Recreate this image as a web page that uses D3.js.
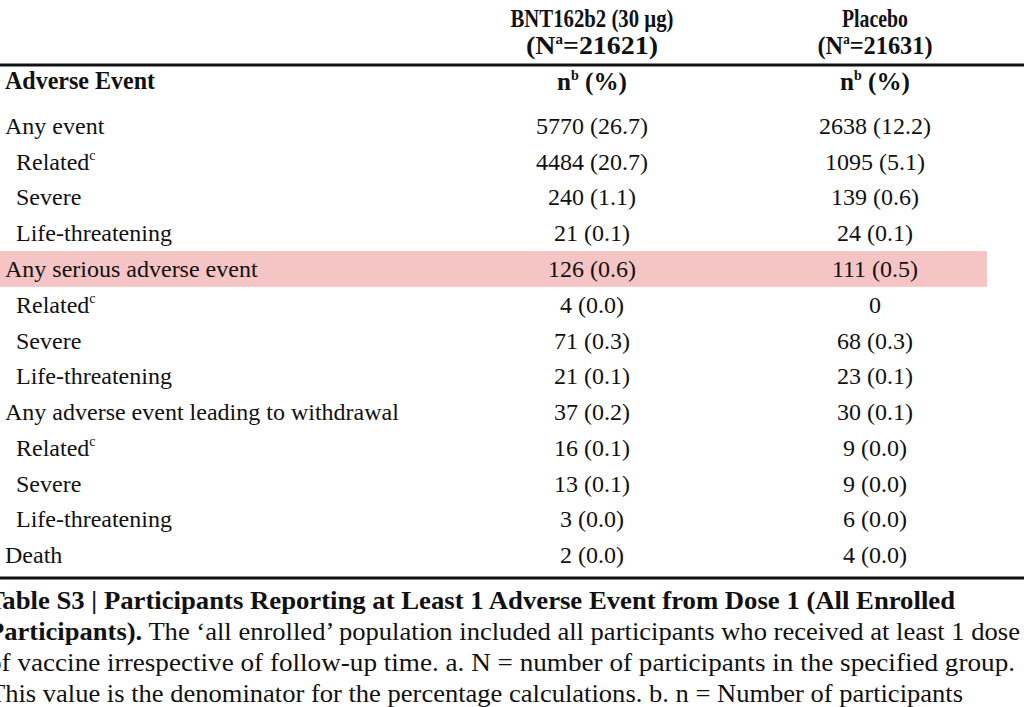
<!DOCTYPE html>
<html><head><meta charset="utf-8">
<script src="https://cdn.jsdelivr.net/npm/d3@7"></script>
<style>body{margin:0;background:#fff}svg{display:block}text{font-family:"Liberation Serif","Times New Roman",serif;fill:#111}</style>
</head><body><div id="root"></div>
<script>
// table data
const events = ['Any event','Related','Severe','Life-threatening','Any serious adverse event','Related','Severe','Life-threatening','Any adverse event leading to withdrawal','Related','Severe','Life-threatening','Death'];
const indent = [0,1,1,1,0,1,1,1,0,1,1,1,0];
const relatedSup = [0,1,0,0,0,1,0,0,0,1,0,0,0];
const vaccine = ['5770 (26.7)','4484 (20.7)','240 (1.1)','21 (0.1)','126 (0.6)','4 (0.0)','71 (0.3)','21 (0.1)','37 (0.2)','16 (0.1)','13 (0.1)','3 (0.0)','2 (0.0)'];
const placebo = ['2638 (12.2)','1095 (5.1)','139 (0.6)','24 (0.1)','111 (0.5)','0','68 (0.3)','23 (0.1)','30 (0.1)','9 (0.0)','9 (0.0)','6 (0.0)','4 (0.0)'];
const highlightRow = 4;
const captionLines = [
  [{t:'Table S3 | Participants Reporting at Least 1 Adverse Event from Dose 1 (All Enrolled',b:true}],
  [{t:'Participants).',b:true},{t:' The ‘all enrolled’ population included all participants who received at least 1 dose',b:false}],
  [{t:'of vaccine irrespective of follow-up time. a. N = number of participants in the specified group.',b:false}],
  [{t:'This value is the denominator for the percentage calculations. b. n = Number of participants',b:false}]
];
const captionX = [-13,-12,-12,-11];
const captionEnd = [955,1020,1015,963];

const W = 1024, H = 707;
const svg = d3.select('#root').append('svg').attr('width',W).attr('height',H);
const fs = 24;

const y = d3.scaleBand().domain(d3.range(events.length)).range([108, 573]);
const x = d3.scalePoint().domain(['label','vac','pla']).range([5, 875]);
const colX = {vac:592, pla:875};

// highlight
svg.append('rect').attr('x',0).attr('y',y(highlightRow)).attr('width',987).attr('height',y.bandwidth())
  .attr('fill','#f5c4c4');

function addText(g, str, px, py, anchor, bold, w, size){
  const t = g.append('text').attr('x',px).attr('y',py).attr('text-anchor',anchor)
    .attr('font-size',size||fs).attr('font-weight',bold?'bold':'normal').text(str);
  if(w) t.attr('textLength',w).attr('lengthAdjust','spacingAndGlyphs');
  return t;
}
function sup(t, s){ t.append('tspan').attr('font-size',14).attr('dy',-10).text(s); }

// headers
const hg = svg.append('g');
addText(hg,'BNT162b2 (30 µg)',colX.vac,27,'middle',true,163,26);
let t = addText(hg,'(N',colX.vac,54,'middle',true,null,26); sup(t,'a'); t.append('tspan').attr('dy',10).text('=21621)');
t.attr('textLength',132).attr('lengthAdjust','spacingAndGlyphs');
addText(hg,'Placebo',colX.pla,27,'middle',true,66,26);
t = addText(hg,'(N',colX.pla,54,'middle',true,null,26); sup(t,'a'); t.append('tspan').attr('dy',10).text('=21631)');
t.attr('textLength',115).attr('lengthAdjust','spacingAndGlyphs');
svg.append('line').attr('x1',0).attr('x2',1024).attr('y1',65).attr('y2',65).attr('stroke','#111').attr('stroke-width',3);
addText(hg,'Adverse Event',5,89,'start',true,150,25);
[colX.vac,colX.pla].forEach(cx=>{
  const tt = addText(hg,'n',cx,90,'middle',true,70,25); sup(tt,'b'); tt.append('tspan').attr('dy',10).text(' (%)');
});

// rows
const rows = svg.append('g').selectAll('g').data(events).join('g')
  .attr('transform',(d,i)=>`translate(0,${y(i)+y.bandwidth()/2+8})`);
rows.each(function(d,i){
  const g = d3.select(this);
  const tx = addText(g,d,x('label')+(indent[i]?11:0),0,'start',false);
  if(relatedSup[i]) sup(tx,'c');
  addText(g,vaccine[i],colX.vac,0,'middle',false);
  addText(g,placebo[i],colX.pla,0,'middle',false);
});
svg.append('line').attr('x1',0).attr('x2',1024).attr('y1',578).attr('y2',578).attr('stroke','#111').attr('stroke-width',3);

// caption
captionLines.forEach((line,i)=>{
  const tt = svg.append('text').attr('x',captionX[i]).attr('y',609+i*31).attr('font-size',26)
    .attr('textLength',captionEnd[i]-captionX[i]).attr('lengthAdjust','spacingAndGlyphs');
  line.forEach(p=>tt.append('tspan').attr('font-weight',p.b?'bold':'normal').text(p.t));
});
</script></body></html>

···

● **THE TASK**:
Reproduce the material word for word. Any pictures should be left out of the copy.

● **RESULT FOR THIS EXERCISE**:
Recreate this image as a web page that uses D3.js.
<!DOCTYPE html>
<html><head><meta charset="utf-8">
<script src="https://cdn.jsdelivr.net/npm/d3@7"></script>
<style>body{margin:0;background:#fff}svg{display:block}text{font-family:"Liberation Serif","Times New Roman",serif;fill:#111}</style>
</head><body><div id="root"></div>
<script>
// table data
const events = ['Any event','Related','Severe','Life-threatening','Any serious adverse event','Related','Severe','Life-threatening','Any adverse event leading to withdrawal','Related','Severe','Life-threatening','Death'];
const indent = [0,1,1,1,0,1,1,1,0,1,1,1,0];
const relatedSup = [0,1,0,0,0,1,0,0,0,1,0,0,0];
const vaccine = ['5770 (26.7)','4484 (20.7)','240 (1.1)','21 (0.1)','126 (0.6)','4 (0.0)','71 (0.3)','21 (0.1)','37 (0.2)','16 (0.1)','13 (0.1)','3 (0.0)','2 (0.0)'];
const placebo = ['2638 (12.2)','1095 (5.1)','139 (0.6)','24 (0.1)','111 (0.5)','0','68 (0.3)','23 (0.1)','30 (0.1)','9 (0.0)','9 (0.0)','6 (0.0)','4 (0.0)'];
const highlightRow = 4;
const captionLines = [
  [{t:'Table S3 | Participants Reporting at Least 1 Adverse Event from Dose 1 (All Enrolled',b:true}],
  [{t:'Participants).',b:true},{t:' The ‘all enrolled’ population included all participants who received at least 1 dose',b:false}],
  [{t:'of vaccine irrespective of follow-up time. a. N = number of participants in the specified group.',b:false}],
  [{t:'This value is the denominator for the percentage calculations. b. n = Number of participants',b:false}]
];
const captionX = [-13,-12,-12,-11];
const captionEnd = [955,1020,1015,963];

const W = 1024, H = 707;
const svg = d3.select('#root').append('svg').attr('width',W).attr('height',H);
const fs = 24;

const y = d3.scaleBand().domain(d3.range(events.length)).range([108, 573]);
const x = d3.scalePoint().domain(['label','vac','pla']).range([5, 875]);
const colX = {vac:592, pla:875};

// highlight
svg.append('rect').attr('x',0).attr('y',y(highlightRow)).attr('width',987).attr('height',y.bandwidth())
  .attr('fill','#f5c4c4');

function addText(g, str, px, py, anchor, bold, w, size){
  const t = g.append('text').attr('x',px).attr('y',py).attr('text-anchor',anchor)
    .attr('font-size',size||fs).attr('font-weight',bold?'bold':'normal').text(str);
  if(w) t.attr('textLength',w).attr('lengthAdjust','spacingAndGlyphs');
  return t;
}
function sup(t, s){ t.append('tspan').attr('font-size',14).attr('dy',-10).text(s); }

// headers
const hg = svg.append('g');
addText(hg,'BNT162b2 (30 µg)',colX.vac,27,'middle',true,163,26);
let t = addText(hg,'(N',colX.vac,54,'middle',true,null,26); sup(t,'a'); t.append('tspan').attr('dy',10).text('=21621)');
t.attr('textLength',132).attr('lengthAdjust','spacingAndGlyphs');
addText(hg,'Placebo',colX.pla,27,'middle',true,66,26);
t = addText(hg,'(N',colX.pla,54,'middle',true,null,26); sup(t,'a'); t.append('tspan').attr('dy',10).text('=21631)');
t.attr('textLength',115).attr('lengthAdjust','spacingAndGlyphs');
svg.append('line').attr('x1',0).attr('x2',1024).attr('y1',65).attr('y2',65).attr('stroke','#111').attr('stroke-width',3);
addText(hg,'Adverse Event',5,89,'start',true,150,25);
[colX.vac,colX.pla].forEach(cx=>{
  const tt = addText(hg,'n',cx,90,'middle',true,70,25); sup(tt,'b'); tt.append('tspan').attr('dy',10).text(' (%)');
});

// rows
const rows = svg.append('g').selectAll('g').data(events).join('g')
  .attr('transform',(d,i)=>`translate(0,${y(i)+y.bandwidth()/2+8})`);
rows.each(function(d,i){
  const g = d3.select(this);
  const tx = addText(g,d,x('label')+(indent[i]?11:0),0,'start',false);
  if(relatedSup[i]) sup(tx,'c');
  addText(g,vaccine[i],colX.vac,0,'middle',false);
  addText(g,placebo[i],colX.pla,0,'middle',false);
});
svg.append('line').attr('x1',0).attr('x2',1024).attr('y1',578).attr('y2',578).attr('stroke','#111').attr('stroke-width',3);

// caption
captionLines.forEach((line,i)=>{
  const tt = svg.append('text').attr('x',captionX[i]).attr('y',609+i*31).attr('font-size',26)
    .attr('textLength',captionEnd[i]-captionX[i]).attr('lengthAdjust','spacingAndGlyphs');
  line.forEach(p=>tt.append('tspan').attr('font-weight',p.b?'bold':'normal').text(p.t));
});
</script></body></html>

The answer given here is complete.